The engineers that develop new planes and their systems will be part of its full-time staff. Boeing will even have internal education programs to ensure that these individuals have all the skills and knowledge that they need to develop new airplanes.
These engineers work in an engineering language called Matlab. This language was created by fellow engineers in order to design and mathematically model complex systems.
However, this language doesn’t work well as a functional language such as those required on airplanes.
In a nutshell, Matlab is great at doing the math but doesn’t work well with more complex structures such as vectors/matrices, etc., meaning it doesn’t fulfill the logical boundaries that a normal programming language can.
Its reliance on floating-point numbers, for example, which are non-deterministic, is not good when it tries to relate to airliner computer systems. Also, technologies that are now in use in airline computer systems have superseded this piece of engineering software in many ways.
Consequently, Boeing will have had to engage developers to translate the Matlab system models/programs into a more usable language such as C++.
Boeing engineers will not be qualified to do this.
This is where the human resources part comes in.
We Need Help
As a result of a lack of scalable human resources (Boeing has no requirement to employ full-time developers for this specific problem – and in such numbers either) to translate the code for its airplane systems into a more functional language, Boeing will have turned to outsource companies.
It is important not to jump to headline conclusions about Boeing’s decision to hire $9 per hour developers.
At the current time, we have no idea how many of them there were and what their actual ability was.
However, this decision almost certainly lies at the heart of the problem.
Hire expert developers for your next project
1 200 top developers
us over the last 3 years
In this particular case, given that the 737 Max was an update of the extremely successful 737 family of planes, Boeing would not likely have built an entirely new software system but rather updated an existing one.
Since the new Max 737 software was not a complete program write, it would have involved the engineers undertaking a change of dynamics in the existing software to fit it to the new plane’s specifications.

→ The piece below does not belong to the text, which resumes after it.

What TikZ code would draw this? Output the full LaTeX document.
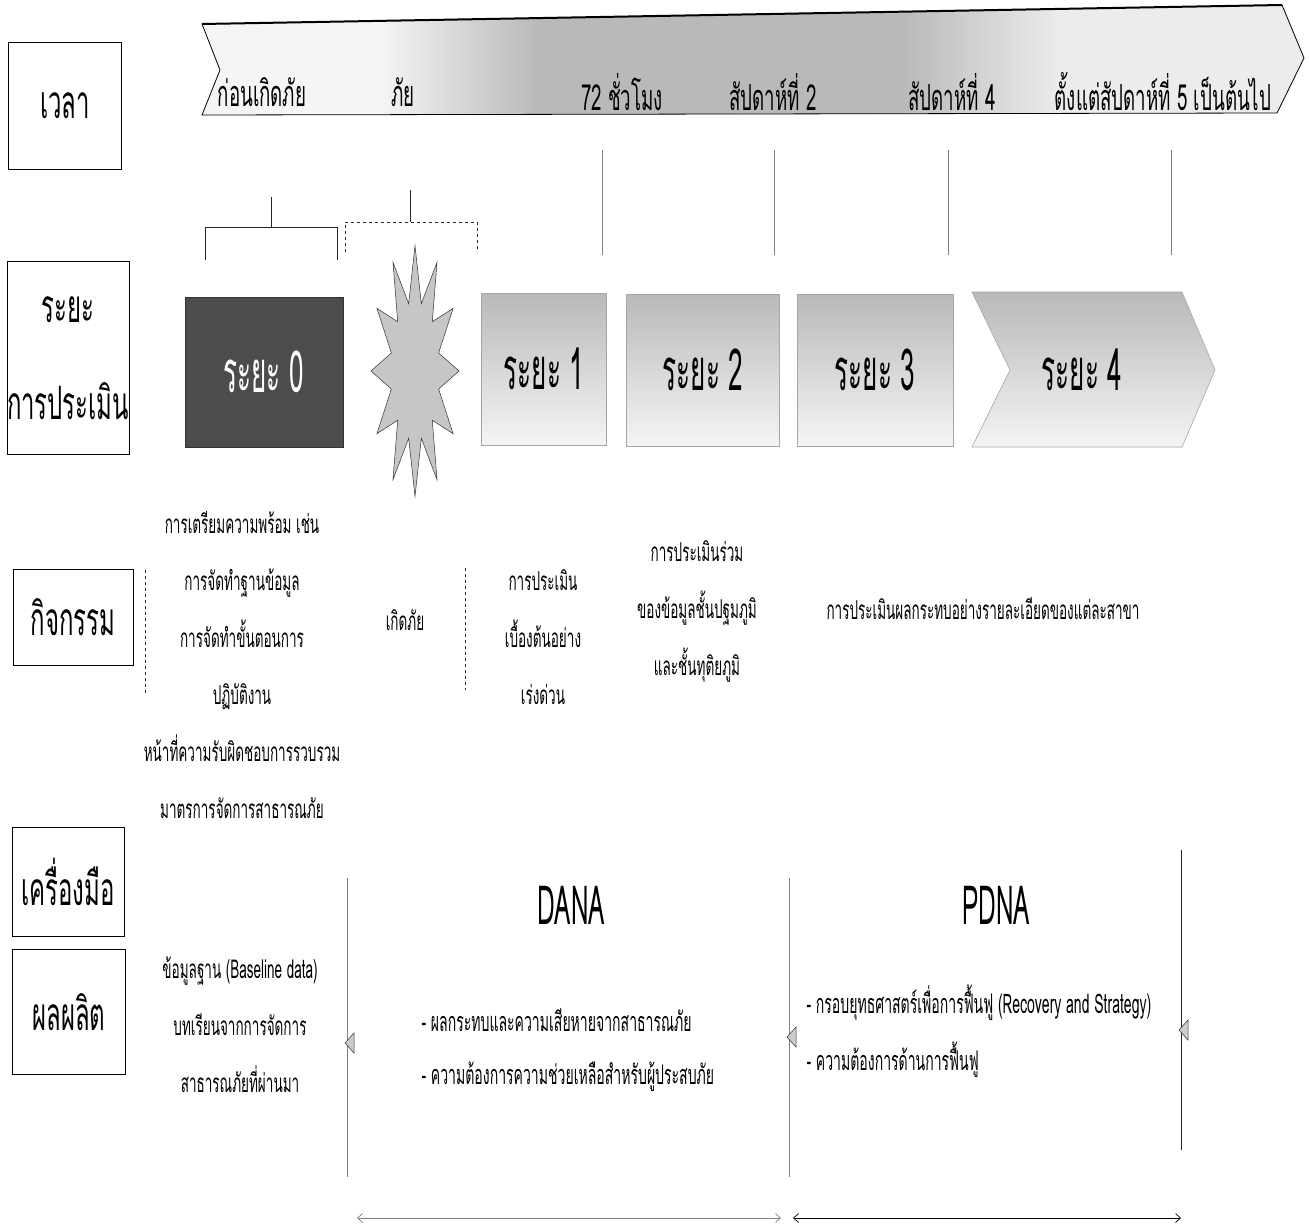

The problem that lies at the heart of these two disasters involved the anti-stall safety feature.
For some reason, as yet not known, the anti-stall overrode the pilot’s actions and tipped the nose into a dive, sending the planes crashing into the ground.
When the engineers were changing/modeling a new anti-stall system, they would have based their model on a new set of dynamics that would have relied on a new optimization method, which comes with a high degree of non-determinism.
Asking third party developers, who are not engineers, to transfer the model over from a Matlab model that they would not have fully understood is incredibly difficult, even for those developers experienced into doing so.
It appears that at least some of the developers who were tasked with this problem didn’t know how to, or missed entirely the fatal anti-stall problem when they created their solution.
While system testing should have picked up this problem, for whatever reason, it failed to do so.
It is important not to jump to easy conclusions that someone was asleep at the wheel and either missed this problem or failed to even test for it. We will have these answers in time.
However, the overall source of the failure definitely lay with the development approach Boeing used to create this software.
In short, the company took on a problem that was too complex for the existing development processes and management approach.
The scope and sheer size of the project clearly demanded that a project of this scope be cross-managed down to the last detail to ensure all the hundreds of developers and teams worked like a Harrington pocket watch.
It seems evident that this was not the case.
What the exact chain of errors was that led to these disasters will undoubtedly emerge in time.
However, as I have highlighted, one clear point of failure was in the project management side of things. At some point, a well-developed project management system should have flagged up this problem, even if it was as late as the testing phase.
If nothing else, these disasters should remind Boeing of the importance of razor-sharp project management systems and tools, especially given the news that Boeing is considering cutting real-world model prototype testing in favor of more computer simulations for future.